**Given records**
◇ ◇ ◇ ◇
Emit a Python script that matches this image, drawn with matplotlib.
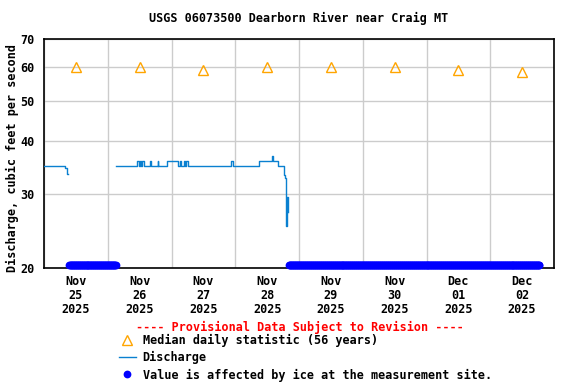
◇ ◇ ◇ ◇
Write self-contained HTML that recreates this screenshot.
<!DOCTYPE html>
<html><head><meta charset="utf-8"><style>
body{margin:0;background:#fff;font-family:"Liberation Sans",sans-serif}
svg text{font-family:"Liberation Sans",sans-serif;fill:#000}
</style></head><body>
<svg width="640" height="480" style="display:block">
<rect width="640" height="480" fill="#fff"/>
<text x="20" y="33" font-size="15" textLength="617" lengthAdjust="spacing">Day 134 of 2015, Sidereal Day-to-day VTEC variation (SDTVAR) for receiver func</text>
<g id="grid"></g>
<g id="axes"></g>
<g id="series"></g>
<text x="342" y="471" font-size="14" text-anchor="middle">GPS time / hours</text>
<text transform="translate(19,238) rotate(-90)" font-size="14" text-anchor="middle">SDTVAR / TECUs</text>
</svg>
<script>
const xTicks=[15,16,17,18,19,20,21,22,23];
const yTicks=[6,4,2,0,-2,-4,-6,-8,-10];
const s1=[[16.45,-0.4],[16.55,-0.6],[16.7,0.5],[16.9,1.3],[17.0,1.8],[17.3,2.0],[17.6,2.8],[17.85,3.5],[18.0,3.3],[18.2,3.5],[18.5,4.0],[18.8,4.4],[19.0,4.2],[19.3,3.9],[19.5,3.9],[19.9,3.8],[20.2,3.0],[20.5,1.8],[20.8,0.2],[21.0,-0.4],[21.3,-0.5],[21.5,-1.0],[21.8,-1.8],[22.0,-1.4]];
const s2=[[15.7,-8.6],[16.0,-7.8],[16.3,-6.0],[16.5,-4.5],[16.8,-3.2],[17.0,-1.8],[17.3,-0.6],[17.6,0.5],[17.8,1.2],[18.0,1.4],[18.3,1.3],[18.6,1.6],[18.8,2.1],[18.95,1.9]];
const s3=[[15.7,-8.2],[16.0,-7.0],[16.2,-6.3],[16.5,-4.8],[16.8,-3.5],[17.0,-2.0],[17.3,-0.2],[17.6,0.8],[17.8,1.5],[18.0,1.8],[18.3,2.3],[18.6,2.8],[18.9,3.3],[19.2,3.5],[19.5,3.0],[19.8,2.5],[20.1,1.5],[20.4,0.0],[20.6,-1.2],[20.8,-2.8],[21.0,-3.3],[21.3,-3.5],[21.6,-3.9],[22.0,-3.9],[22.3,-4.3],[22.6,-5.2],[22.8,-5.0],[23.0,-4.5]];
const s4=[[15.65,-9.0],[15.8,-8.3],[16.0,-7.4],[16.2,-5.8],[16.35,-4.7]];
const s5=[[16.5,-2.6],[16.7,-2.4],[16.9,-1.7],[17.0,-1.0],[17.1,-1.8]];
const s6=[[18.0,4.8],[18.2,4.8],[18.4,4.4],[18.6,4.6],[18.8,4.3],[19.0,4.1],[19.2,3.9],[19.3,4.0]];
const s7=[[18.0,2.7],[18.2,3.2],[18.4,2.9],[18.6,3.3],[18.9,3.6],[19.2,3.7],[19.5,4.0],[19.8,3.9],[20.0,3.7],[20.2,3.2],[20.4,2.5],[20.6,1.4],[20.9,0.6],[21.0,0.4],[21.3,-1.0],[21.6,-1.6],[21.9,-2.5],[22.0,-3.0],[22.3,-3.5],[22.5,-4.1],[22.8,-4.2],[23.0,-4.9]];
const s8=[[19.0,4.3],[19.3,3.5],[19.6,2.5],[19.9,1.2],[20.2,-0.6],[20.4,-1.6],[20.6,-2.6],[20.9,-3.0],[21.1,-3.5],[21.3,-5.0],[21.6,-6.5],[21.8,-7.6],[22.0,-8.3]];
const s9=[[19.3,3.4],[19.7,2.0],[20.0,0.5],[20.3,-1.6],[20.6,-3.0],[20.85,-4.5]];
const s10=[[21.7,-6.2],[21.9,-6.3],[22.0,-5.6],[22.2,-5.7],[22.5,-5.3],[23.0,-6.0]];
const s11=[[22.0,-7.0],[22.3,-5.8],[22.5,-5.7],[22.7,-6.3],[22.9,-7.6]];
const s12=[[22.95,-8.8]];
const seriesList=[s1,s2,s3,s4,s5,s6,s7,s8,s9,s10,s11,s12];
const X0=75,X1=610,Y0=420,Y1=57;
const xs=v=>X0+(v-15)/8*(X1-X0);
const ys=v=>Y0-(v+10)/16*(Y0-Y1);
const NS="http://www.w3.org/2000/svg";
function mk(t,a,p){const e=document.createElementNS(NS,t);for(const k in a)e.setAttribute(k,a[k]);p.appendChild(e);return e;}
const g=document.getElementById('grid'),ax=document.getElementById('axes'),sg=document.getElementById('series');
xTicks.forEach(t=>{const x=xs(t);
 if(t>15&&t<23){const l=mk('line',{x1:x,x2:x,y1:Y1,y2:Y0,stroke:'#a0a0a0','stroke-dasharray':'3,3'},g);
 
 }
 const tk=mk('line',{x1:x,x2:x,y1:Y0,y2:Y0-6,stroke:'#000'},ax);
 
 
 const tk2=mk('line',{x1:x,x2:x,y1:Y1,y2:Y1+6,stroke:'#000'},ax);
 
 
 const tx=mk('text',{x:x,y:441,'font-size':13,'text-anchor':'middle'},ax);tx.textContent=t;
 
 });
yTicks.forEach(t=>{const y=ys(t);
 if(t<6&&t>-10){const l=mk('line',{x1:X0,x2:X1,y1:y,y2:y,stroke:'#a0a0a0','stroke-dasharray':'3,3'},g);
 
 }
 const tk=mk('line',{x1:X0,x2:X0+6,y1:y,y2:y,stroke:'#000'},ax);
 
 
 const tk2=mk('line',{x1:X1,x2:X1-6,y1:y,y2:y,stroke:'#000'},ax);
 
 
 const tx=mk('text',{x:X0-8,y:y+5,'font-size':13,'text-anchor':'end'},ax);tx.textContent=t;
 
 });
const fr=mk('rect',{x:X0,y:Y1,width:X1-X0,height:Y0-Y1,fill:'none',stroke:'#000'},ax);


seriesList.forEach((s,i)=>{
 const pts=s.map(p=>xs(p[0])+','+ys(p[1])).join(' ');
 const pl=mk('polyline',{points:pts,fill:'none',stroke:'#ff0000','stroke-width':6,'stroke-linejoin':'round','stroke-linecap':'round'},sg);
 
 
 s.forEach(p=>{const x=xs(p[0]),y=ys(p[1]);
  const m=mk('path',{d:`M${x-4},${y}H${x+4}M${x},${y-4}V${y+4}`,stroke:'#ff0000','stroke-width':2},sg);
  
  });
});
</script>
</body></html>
◇ ◇ ◇ ◇
Only a number is wanted: how many lines of the data above contain "this"?

**Response**
2